For a lead-handling agent, the output might include:

  • Lead status (qualified, unqualified, needs-info)
  • Company information gathered
  • Recommended next action
  • Draft communications
  • Confidence scores

The schema defines what “done” looks like. The agent works until it can produce valid output.

 

The Complete Flow

Putting it together for “handle this lead”:

  1. Goal arrives: Handle incoming lead
  2. Agent loop activates: Observes lead data, thinks about information gaps
  3. Spawns subagents: Researcher looks up company, analyzer checks fit criteria
  4. Invokes skills: Uses lead-qualification expertise to assess
  5. Calls tools: Queries CRM, searches company website, drafts email
  6. Hooks intercept: Logs all actions, pauses before sending communication for approval
  7. Loop repeats: Until research complete, email approved, CRM updated
  8. Structured output: Returns validated result with status and next steps

Each iteration of this loop consumes resources.
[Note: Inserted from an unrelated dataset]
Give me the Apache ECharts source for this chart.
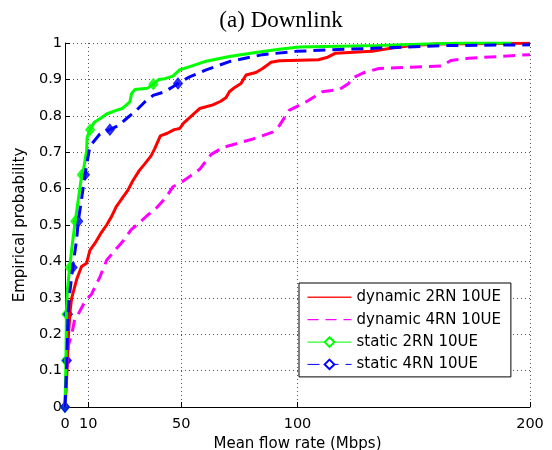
<!DOCTYPE html>
<html><head><meta charset="utf-8">
<script src="https://cdn.jsdelivr.net/npm/echarts@6/dist/echarts.min.js"></script>
<style>html,body{margin:0;padding:0;background:#fff}#c{width:552px;height:450px}</style>
</head><body><div id="c"></div>
<script>
const seriesNames = ['dynamic 2RN 10UE','dynamic 4RN 10UE','static 2RN 10UE','static 4RN 10UE'];
const xTicks = [0,10,50,100,200];
const dyn2 = [[0,0],[0.5,0.05],[1,0.12],[1.5,0.2],[2.3,0.27],[2.9,0.3],[5,0.35],[7.1,0.386],[9.3,0.395],[10.7,0.43],[12.9,0.45],[15.7,0.48],[17.9,0.5],[20,0.523],[22,0.55],[25,0.577],[27,0.595],[29.3,0.623],[32,0.65],[34.3,0.668],[37,0.69],[38.6,0.71],[41,0.745],[44,0.752],[47,0.762],[49.3,0.765],[51,0.78],[53.6,0.795],[57.9,0.82],[63.6,0.83],[67,0.84],[69.3,0.85],[70.7,0.866],[73,0.878],[75.7,0.889],[77.9,0.912],[82.1,0.919],[85,0.93],[87.2,0.94],[88.6,0.947],[92.2,0.951],[109,0.954],[113,0.961],[116.4,0.972],[132,0.977],[140.7,0.986],[149.3,0.993],[160,0.997],[200,0.999]];
const dyn4 = [[0,0],[0.5,0.08],[1,0.13],[1.5,0.17],[2.9,0.2],[4.3,0.245],[5.7,0.255],[8.6,0.29],[11.4,0.31],[15,0.357],[17.9,0.403],[21.4,0.43],[25,0.456],[28.6,0.488],[32,0.506],[35,0.524],[39.3,0.547],[43.6,0.577],[46.4,0.605],[50.7,0.62],[54,0.635],[57.9,0.653],[62.9,0.694],[67.9,0.713],[80.7,0.736],[89.3,0.755],[92.2,0.773],[96.4,0.815],[103.6,0.838],[110.7,0.866],[117.9,0.872],[122,0.889],[123.6,0.903],[127.9,0.917],[135,0.93],[162,0.937],[166,0.952],[173.6,0.958],[200,0.968]];
const sta2 = [[0,0],[0.4,0.128],[0.6,0.255],[1,0.32],[2,0.383],[3,0.44],[4.4,0.51],[5.5,0.56],[7.2,0.638],[7.9,0.65],[9.3,0.705],[9.5,0.74],[10.8,0.762],[12.6,0.782],[15,0.792],[17.9,0.805],[22,0.815],[24.6,0.82],[27.9,0.838],[28.6,0.861],[30,0.872],[35.5,0.876],[38,0.887],[40.4,0.9],[43,0.902],[46.4,0.909],[49.3,0.926],[55,0.938],[60.7,0.95],[70.7,0.963],[82,0.974],[92.2,0.983],[100.7,0.989],[135,0.993],[156,0.997],[172,1],[192,1]];
const sta4 = [[0,0],[0.8,0.128],[1.3,0.255],[1.8,0.3],[3.3,0.383],[5,0.46],[5.7,0.51],[7.1,0.57],[8.6,0.638],[10.4,0.705],[11.4,0.722],[15,0.75],[19.3,0.762],[22.9,0.773],[27.1,0.796],[30.7,0.815],[34.3,0.838],[37.9,0.856],[42.9,0.866],[46.4,0.88],[48.6,0.889],[53.6,0.907],[60.7,0.926],[70.7,0.949],[85,0.968],[99.3,0.977],[113.6,0.981],[135,0.986],[163.6,0.993],[200,0.995]];
const sta2Markers = [[0,0],[0.4,0.128],[0.6,0.255],[2,0.383],[4.4,0.51],[7.2,0.638],[10.8,0.762],[38,0.887]];
const sta4Markers = [[0,0],[0.8,0.128],[1.3,0.255],[3.3,0.383],[5.7,0.51],[8.6,0.638],[19.3,0.762],[48.6,0.889]];

const FONT = 'DejaVu Sans';
const grid = {type:[1,3], color:'#555', width:1};
const solidIcon = 'path://M0,0h0.01v12h-0.01z M0,5h44v1.6h-44z';
const dashIcon = 'path://M0,0h0.01v12h-0.01z M0,5.2h11v1.3h-11z M18,5.2h11v1.3h-11z M36,5.2h8v1.3h-8z';
const chart = echarts.init(document.getElementById('c'), null, {renderer:'canvas'});
chart.setOption({
  animation:false,
  title:{text:'(a) Downlink', left:276, top:4, textAlign:'center',
    textStyle:{fontFamily:'Liberation Serif', fontSize:23, fontWeight:'normal', color:'#000'}},
  grid:{left:65, right:22, top:43, bottom:43, outerBoundsMode:'none', containLabel:false},
  xAxis:{type:'value', min:0, max:200,
    name:'Mean flow rate (Mbps)', nameLocation:'middle', nameGap:20.5,
    nameTextStyle:{fontFamily:FONT, fontSize:15, color:'#000'},
    axisLine:{lineStyle:{color:'#000', width:1}},
    axisTick:{inside:true, length:5, customValues:xTicks, lineStyle:{color:'#000'}},
    axisLabel:{customValues:xTicks, fontFamily:FONT, fontSize:14.5, color:'#000', margin:9.5},
    splitLine:{show:true, lineStyle:grid}},
  yAxis:{type:'value', min:0, max:1, interval:0.1,
    name:'Empirical probability', nameLocation:'middle', nameGap:37,
    nameTextStyle:{fontFamily:FONT, fontSize:15, color:'#000'},
    axisLine:{show:true, lineStyle:{color:'#000', width:1}},
    axisTick:{show:true, inside:true, length:5, lineStyle:{color:'#000'}},
    axisLabel:{fontFamily:FONT, fontSize:14.5, color:'#000', margin:3},
    splitLine:{show:true, lineStyle:grid}},
  legend:{data:[
      {name:seriesNames[0], icon:solidIcon, itemStyle:{color:'#ff2020', borderWidth:0}},
      {name:seriesNames[1], icon:dashIcon, itemStyle:{color:'#ff00ff', borderWidth:0}},
      {name:seriesNames[2]},
      {name:seriesNames[3]}],
    left:299, top:283, orient:'vertical',
    backgroundColor:'#fff', borderColor:'#000', borderWidth:1, borderRadius:0,
    padding:[7,10,5,8], itemWidth:44, itemHeight:12, itemGap:7.3,
    lineStyle:{width:1},
    textStyle:{fontFamily:FONT, fontSize:15, color:'#000'}},
  series:[
    {name:seriesNames[0], type:'line', data:dyn2, showSymbol:false, symbol:'none', color:'#ff0000',
      lineStyle:{width:3, color:'#ff0000'}},
    {name:seriesNames[1], type:'line', data:dyn4, showSymbol:false, symbol:'none', color:'#ff00ff',
      lineStyle:{width:3, color:'#ff00ff', type:[12,7]}},
    {name:seriesNames[2], type:'line', data:sta2, showSymbol:false, symbol:'emptyDiamond', symbolSize:10, color:'#00ff00',
      lineStyle:{width:3, color:'#00ff00'}},
    {name:seriesNames[3], type:'line', data:sta4, showSymbol:false, symbol:'emptyDiamond', symbolSize:10, color:'#0000ff',
      lineStyle:{width:3, color:'#0000ff', type:[12,7]}},
    {type:'scatter', data:sta2Markers, symbol:'diamond', symbolSize:[9,11], clip:false,
      itemStyle:{color:'#00ff00', borderColor:'#00ff00', borderWidth:1}},
    {type:'scatter', data:sta4Markers, symbol:'diamond', symbolSize:[9,11], clip:false,
      itemStyle:{color:'#0000ff', borderColor:'#0000ff', borderWidth:1}}
  ]
});
</script></body></html>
The art is minimizing loops while maximizing goal completion.

 

Why This Matters for Your Business

Understanding this architecture changes how you evaluate AI agent offerings:

Ask about the control layer. What hooks exist? How do you audit decisions? What happens when it goes wrong?

Ask about the skills. How is domain expertise encoded? Can you update it? How does the agent learn your business context?

Ask about the economics. Each subagent, each loop iteration, each tool call has a cost. What’s the actual resource consumption for your use cases?

Ask about the output. What schema does it produce? How do you integrate with your existing systems?

The vendors who can answer these questions clearly are the ones building real systems. The ones who retreat to vague promises about “AI magic” probably haven’t thought through the implementation.

At Sansoft, we design agent architectures tailored to specific business workflows—with appropriate guardrails for your risk tolerance and clear integration with your existing systems. The goal isn’t maximum autonomy. It’s maximum reliability within appropriate constraints.

That’s the difference between an impressive demo and a system you can actually trust.